Recorded information:

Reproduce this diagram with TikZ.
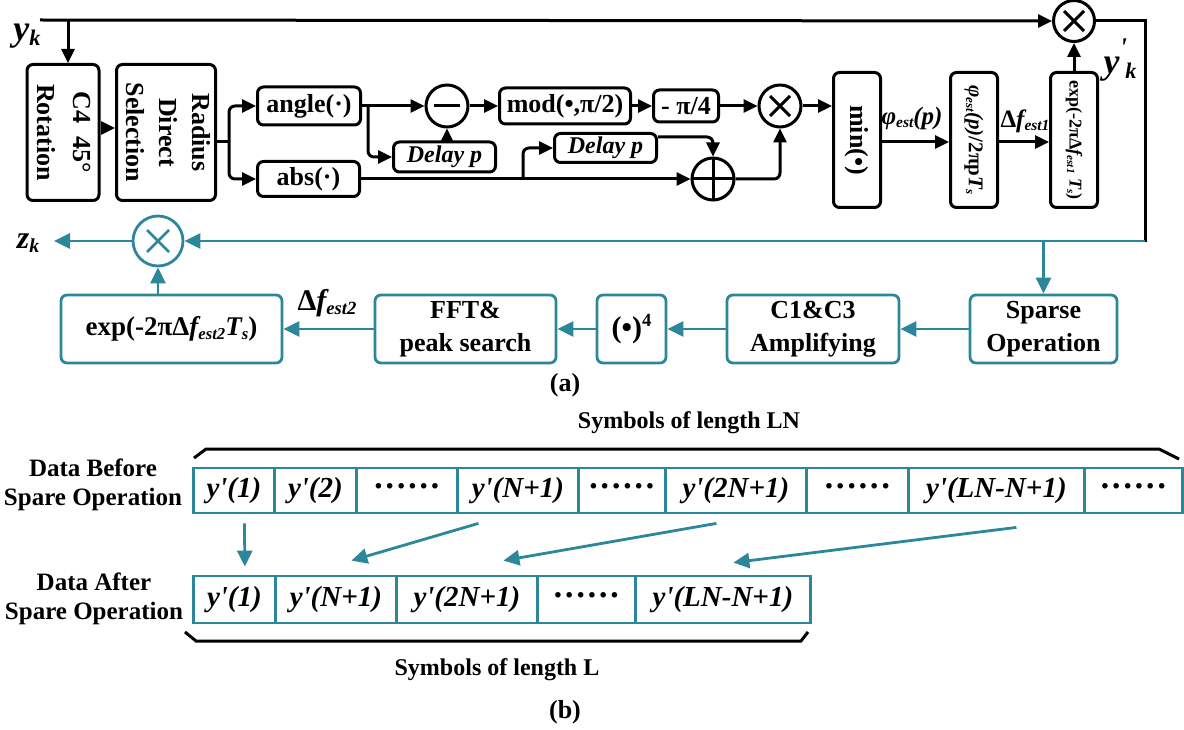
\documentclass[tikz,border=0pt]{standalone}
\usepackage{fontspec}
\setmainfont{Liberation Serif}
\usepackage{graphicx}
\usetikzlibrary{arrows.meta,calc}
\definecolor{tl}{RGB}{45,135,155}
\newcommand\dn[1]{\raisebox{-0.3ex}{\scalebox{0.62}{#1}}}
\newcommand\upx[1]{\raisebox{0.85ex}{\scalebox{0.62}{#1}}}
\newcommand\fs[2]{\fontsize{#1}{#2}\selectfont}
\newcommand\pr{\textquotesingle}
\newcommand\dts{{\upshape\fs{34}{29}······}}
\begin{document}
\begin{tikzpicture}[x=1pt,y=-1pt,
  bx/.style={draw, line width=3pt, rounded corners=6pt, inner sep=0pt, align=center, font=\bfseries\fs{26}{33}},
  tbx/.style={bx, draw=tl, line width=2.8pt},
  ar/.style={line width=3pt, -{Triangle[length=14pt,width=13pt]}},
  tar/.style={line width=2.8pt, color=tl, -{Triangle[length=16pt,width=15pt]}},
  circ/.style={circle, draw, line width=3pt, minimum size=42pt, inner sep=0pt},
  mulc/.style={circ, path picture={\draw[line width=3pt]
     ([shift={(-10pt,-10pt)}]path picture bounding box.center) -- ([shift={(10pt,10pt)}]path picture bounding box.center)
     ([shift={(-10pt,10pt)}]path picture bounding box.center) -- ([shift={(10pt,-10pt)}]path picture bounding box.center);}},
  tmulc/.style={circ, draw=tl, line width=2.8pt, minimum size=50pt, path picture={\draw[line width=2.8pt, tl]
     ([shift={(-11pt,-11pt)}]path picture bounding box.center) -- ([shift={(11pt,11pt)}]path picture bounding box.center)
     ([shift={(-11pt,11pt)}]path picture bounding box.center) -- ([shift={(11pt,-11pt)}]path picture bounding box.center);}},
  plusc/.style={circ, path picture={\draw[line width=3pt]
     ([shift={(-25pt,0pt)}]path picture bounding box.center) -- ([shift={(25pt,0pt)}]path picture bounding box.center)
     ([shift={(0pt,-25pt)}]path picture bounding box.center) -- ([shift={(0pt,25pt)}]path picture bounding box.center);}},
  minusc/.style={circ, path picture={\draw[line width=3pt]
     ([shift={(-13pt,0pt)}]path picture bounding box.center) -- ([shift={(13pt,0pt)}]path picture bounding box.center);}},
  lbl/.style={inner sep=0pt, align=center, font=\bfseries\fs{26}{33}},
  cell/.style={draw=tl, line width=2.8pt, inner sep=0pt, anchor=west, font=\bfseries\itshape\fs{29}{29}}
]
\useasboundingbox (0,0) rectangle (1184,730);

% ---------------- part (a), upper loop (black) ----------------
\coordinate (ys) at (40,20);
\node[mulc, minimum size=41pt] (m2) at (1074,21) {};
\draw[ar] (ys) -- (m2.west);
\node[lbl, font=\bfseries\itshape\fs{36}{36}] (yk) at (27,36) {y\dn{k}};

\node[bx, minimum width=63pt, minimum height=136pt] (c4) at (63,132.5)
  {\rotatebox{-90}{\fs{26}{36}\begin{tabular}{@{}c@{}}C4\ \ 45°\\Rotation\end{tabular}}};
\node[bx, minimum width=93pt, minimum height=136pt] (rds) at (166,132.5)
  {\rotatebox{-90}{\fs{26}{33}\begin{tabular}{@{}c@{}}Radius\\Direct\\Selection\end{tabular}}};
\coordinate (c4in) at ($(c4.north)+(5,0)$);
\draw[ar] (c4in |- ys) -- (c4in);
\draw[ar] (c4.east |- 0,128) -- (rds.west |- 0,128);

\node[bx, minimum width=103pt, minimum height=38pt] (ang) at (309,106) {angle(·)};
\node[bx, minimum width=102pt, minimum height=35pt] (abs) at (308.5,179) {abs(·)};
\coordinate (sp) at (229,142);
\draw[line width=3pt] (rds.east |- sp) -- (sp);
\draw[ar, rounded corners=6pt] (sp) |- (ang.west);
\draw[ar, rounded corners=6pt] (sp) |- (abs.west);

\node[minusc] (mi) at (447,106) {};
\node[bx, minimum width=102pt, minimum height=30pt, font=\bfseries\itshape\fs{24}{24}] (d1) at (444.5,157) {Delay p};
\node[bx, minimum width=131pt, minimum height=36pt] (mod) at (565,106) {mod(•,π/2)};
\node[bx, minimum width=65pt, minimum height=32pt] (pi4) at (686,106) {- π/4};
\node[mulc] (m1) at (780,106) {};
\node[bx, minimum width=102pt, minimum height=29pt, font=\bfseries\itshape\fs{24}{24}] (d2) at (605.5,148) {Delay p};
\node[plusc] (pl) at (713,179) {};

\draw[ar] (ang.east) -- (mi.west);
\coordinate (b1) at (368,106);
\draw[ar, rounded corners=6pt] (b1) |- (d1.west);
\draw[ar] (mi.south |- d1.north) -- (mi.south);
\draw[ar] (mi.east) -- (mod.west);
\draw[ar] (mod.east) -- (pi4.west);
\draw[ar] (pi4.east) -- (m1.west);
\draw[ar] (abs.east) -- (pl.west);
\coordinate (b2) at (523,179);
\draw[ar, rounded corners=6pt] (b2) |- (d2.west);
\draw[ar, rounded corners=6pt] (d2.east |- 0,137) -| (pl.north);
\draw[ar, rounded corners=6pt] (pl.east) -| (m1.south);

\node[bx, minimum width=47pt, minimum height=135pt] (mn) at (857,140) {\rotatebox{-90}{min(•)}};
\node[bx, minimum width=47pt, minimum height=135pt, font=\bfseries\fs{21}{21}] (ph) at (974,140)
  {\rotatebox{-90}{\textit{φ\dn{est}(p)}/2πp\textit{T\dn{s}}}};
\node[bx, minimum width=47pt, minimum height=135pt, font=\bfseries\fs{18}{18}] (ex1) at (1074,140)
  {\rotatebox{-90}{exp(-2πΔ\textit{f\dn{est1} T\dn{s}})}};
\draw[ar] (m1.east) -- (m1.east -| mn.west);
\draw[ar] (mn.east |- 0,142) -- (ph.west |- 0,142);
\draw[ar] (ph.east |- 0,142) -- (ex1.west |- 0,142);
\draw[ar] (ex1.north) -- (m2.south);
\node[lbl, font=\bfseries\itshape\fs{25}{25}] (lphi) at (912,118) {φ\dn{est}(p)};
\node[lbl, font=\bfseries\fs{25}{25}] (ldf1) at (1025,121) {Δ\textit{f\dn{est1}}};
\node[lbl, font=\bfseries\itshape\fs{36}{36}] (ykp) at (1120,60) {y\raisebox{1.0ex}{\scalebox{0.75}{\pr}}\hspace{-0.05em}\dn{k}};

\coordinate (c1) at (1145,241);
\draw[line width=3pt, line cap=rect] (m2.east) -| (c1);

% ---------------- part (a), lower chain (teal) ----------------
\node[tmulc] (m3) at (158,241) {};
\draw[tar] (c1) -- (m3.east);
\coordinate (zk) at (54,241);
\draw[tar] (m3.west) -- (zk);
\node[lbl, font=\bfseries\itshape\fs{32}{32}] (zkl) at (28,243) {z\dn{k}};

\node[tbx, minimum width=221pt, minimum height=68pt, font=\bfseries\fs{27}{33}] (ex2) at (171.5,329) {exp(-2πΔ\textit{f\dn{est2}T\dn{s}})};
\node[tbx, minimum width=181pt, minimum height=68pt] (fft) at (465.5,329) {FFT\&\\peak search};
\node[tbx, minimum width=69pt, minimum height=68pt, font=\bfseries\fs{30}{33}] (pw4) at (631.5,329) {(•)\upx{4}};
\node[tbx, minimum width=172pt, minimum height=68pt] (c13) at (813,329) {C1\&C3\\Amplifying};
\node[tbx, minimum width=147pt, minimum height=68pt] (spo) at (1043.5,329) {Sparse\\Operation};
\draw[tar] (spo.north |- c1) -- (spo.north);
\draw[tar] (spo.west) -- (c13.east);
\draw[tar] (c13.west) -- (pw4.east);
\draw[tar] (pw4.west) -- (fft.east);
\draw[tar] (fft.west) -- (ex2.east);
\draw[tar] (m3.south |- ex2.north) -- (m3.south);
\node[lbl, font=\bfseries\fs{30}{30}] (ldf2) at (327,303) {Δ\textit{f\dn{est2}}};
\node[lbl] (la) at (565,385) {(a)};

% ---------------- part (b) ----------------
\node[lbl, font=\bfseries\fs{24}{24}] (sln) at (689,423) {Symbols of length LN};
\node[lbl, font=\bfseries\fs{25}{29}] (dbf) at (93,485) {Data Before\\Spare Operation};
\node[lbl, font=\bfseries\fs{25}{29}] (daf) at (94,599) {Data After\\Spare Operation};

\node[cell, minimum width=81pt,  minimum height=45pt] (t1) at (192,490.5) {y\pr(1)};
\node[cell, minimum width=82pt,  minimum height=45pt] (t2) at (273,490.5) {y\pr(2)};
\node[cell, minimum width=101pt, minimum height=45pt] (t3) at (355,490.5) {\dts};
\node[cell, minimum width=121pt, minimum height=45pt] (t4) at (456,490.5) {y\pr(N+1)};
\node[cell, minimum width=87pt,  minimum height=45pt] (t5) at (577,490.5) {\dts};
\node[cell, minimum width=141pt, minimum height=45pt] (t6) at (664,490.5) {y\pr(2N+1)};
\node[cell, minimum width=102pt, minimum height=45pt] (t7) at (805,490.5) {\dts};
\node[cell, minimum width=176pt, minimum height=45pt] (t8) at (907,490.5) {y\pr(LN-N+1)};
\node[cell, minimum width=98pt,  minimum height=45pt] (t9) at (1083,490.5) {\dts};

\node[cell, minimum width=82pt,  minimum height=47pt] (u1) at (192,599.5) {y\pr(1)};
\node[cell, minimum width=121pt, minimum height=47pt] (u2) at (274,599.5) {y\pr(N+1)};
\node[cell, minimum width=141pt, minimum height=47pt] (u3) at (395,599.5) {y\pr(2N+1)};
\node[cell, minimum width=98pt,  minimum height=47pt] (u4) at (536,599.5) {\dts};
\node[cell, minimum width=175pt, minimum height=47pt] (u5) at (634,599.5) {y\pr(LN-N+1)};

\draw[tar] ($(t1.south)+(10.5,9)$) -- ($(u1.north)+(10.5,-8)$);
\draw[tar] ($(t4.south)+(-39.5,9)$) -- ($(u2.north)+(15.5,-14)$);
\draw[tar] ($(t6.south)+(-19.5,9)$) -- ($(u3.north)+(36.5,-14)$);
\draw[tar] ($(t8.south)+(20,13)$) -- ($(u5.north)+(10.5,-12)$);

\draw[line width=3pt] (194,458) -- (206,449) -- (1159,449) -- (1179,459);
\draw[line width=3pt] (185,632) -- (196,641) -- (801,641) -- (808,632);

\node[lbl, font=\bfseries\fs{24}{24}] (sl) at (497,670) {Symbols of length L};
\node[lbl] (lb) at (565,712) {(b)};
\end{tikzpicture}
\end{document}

Your objective: Repeat only the lines from the beginning of the material through the line containing "(0,0) rectangle (1184,730);", both ends kept, leaving pictures out.

Result of the task:
Reproduce this diagram with TikZ.
\documentclass[tikz,border=0pt]{standalone}
\usepackage{fontspec}
\setmainfont{Liberation Serif}
\usepackage{graphicx}
\usetikzlibrary{arrows.meta,calc}
\definecolor{tl}{RGB}{45,135,155}
\newcommand\dn[1]{\raisebox{-0.3ex}{\scalebox{0.62}{#1}}}
\newcommand\upx[1]{\raisebox{0.85ex}{\scalebox{0.62}{#1}}}
\newcommand\fs[2]{\fontsize{#1}{#2}\selectfont}
\newcommand\pr{\textquotesingle}
\newcommand\dts{{\upshape\fs{34}{29}······}}
\begin{document}
\begin{tikzpicture}[x=1pt,y=-1pt,
  bx/.style={draw, line width=3pt, rounded corners=6pt, inner sep=0pt, align=center, font=\bfseries\fs{26}{33}},
  tbx/.style={bx, draw=tl, line width=2.8pt},
  ar/.style={line width=3pt, -{Triangle[length=14pt,width=13pt]}},
  tar/.style={line width=2.8pt, color=tl, -{Triangle[length=16pt,width=15pt]}},
  circ/.style={circle, draw, line width=3pt, minimum size=42pt, inner sep=0pt},
  mulc/.style={circ, path picture={\draw[line width=3pt]
     ([shift={(-10pt,-10pt)}]path picture bounding box.center) -- ([shift={(10pt,10pt)}]path picture bounding box.center)
     ([shift={(-10pt,10pt)}]path picture bounding box.center) -- ([shift={(10pt,-10pt)}]path picture bounding box.center);}},
  tmulc/.style={circ, draw=tl, line width=2.8pt, minimum size=50pt, path picture={\draw[line width=2.8pt, tl]
     ([shift={(-11pt,-11pt)}]path picture bounding box.center) -- ([shift={(11pt,11pt)}]path picture bounding box.center)
     ([shift={(-11pt,11pt)}]path picture bounding box.center) -- ([shift={(11pt,-11pt)}]path picture bounding box.center);}},
  plusc/.style={circ, path picture={\draw[line width=3pt]
     ([shift={(-25pt,0pt)}]path picture bounding box.center) -- ([shift={(25pt,0pt)}]path picture bounding box.center)
     ([shift={(0pt,-25pt)}]path picture bounding box.center) -- ([shift={(0pt,25pt)}]path picture bounding box.center);}},
  minusc/.style={circ, path picture={\draw[line width=3pt]
     ([shift={(-13pt,0pt)}]path picture bounding box.center) -- ([shift={(13pt,0pt)}]path picture bounding box.center);}},
  lbl/.style={inner sep=0pt, align=center, font=\bfseries\fs{26}{33}},
  cell/.style={draw=tl, line width=2.8pt, inner sep=0pt, anchor=west, font=\bfseries\itshape\fs{29}{29}}
]
\useasboundingbox (0,0) rectangle (1184,730);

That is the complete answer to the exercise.